The 2010 ANSI standard also describes Class E garments. Shorts or pants complying with Class E requirements must have a minimum of 465 square inches of fluorescent background, along with 108 square inches of retroreflective material. They are made to be worn with a Class 2 garment, thus creating a Class 3 ensemble.

Even hi-viz head wear is available. Under the Class E provision, high-viz head wear has a minimum background of 78 square inches with 10 square inches of reflective material.

Comfort and security

Work apparel is not only a matter of safety; it must allow workers to move easily and perform required tasks, as well as protect them from the elements. Factors such as temperature, exposure time, wind, humidity, gender, age and body metabolism affect a worker’s comfort level. Shirts and pants also need to withstand tough work conditions. Fabric choice is important. In warm seasons and climates, a 65 percent polyester/35 percent cotton blend is durable, absorbent and cool — and will hold up to multiple washings. In cold weather, layering enables workers to start their day bundled up for warmth and then remove layers as the temperature rises and activity warms the workers.

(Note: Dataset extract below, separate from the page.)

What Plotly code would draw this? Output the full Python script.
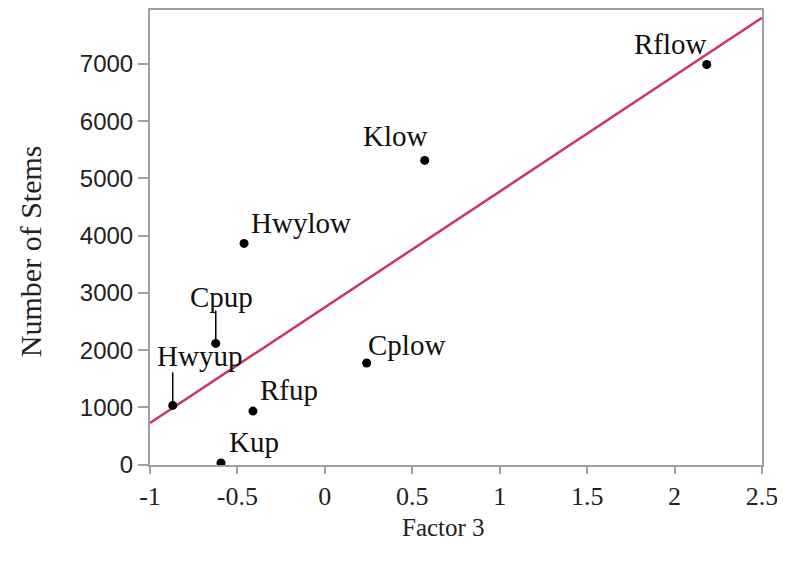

Effective layering is based on a simple principle: keep warmth in and moisture out. Thanks to today’s breathable and wicking fabrics, comfort is more attainable than ever.

Security is also a primary consideration. Uniforms, vests, hats and footwear help identify who does or does not belong on a work site. Contractors often place their logos on apparel to easily identify their workers.

What about vests?

The most familiar hi-viz garment is the vest, which comes in lime green or orange with reflective stripe. Vests are manufactured as Class 1, 2 or 3 apparel.

 Beyond basic design specs, users can select other product features. What type of closure do you prefer or need? Hook and loop, zipper or snaps? If a zipper, do you need a non-conductive material?

Do you want pockets? Where? How many? What style? Consider what will be placed in the pockets.

How about a breakaway feature? Additional hook-and-loop closures allow the vest to be ripped off if caught in machinery or traffic.

Finally, color and fabric! Lime green or orange? Both meet the standard. Mesh or solid? Mesh is cooler — an important factor if working in high heat and humidity.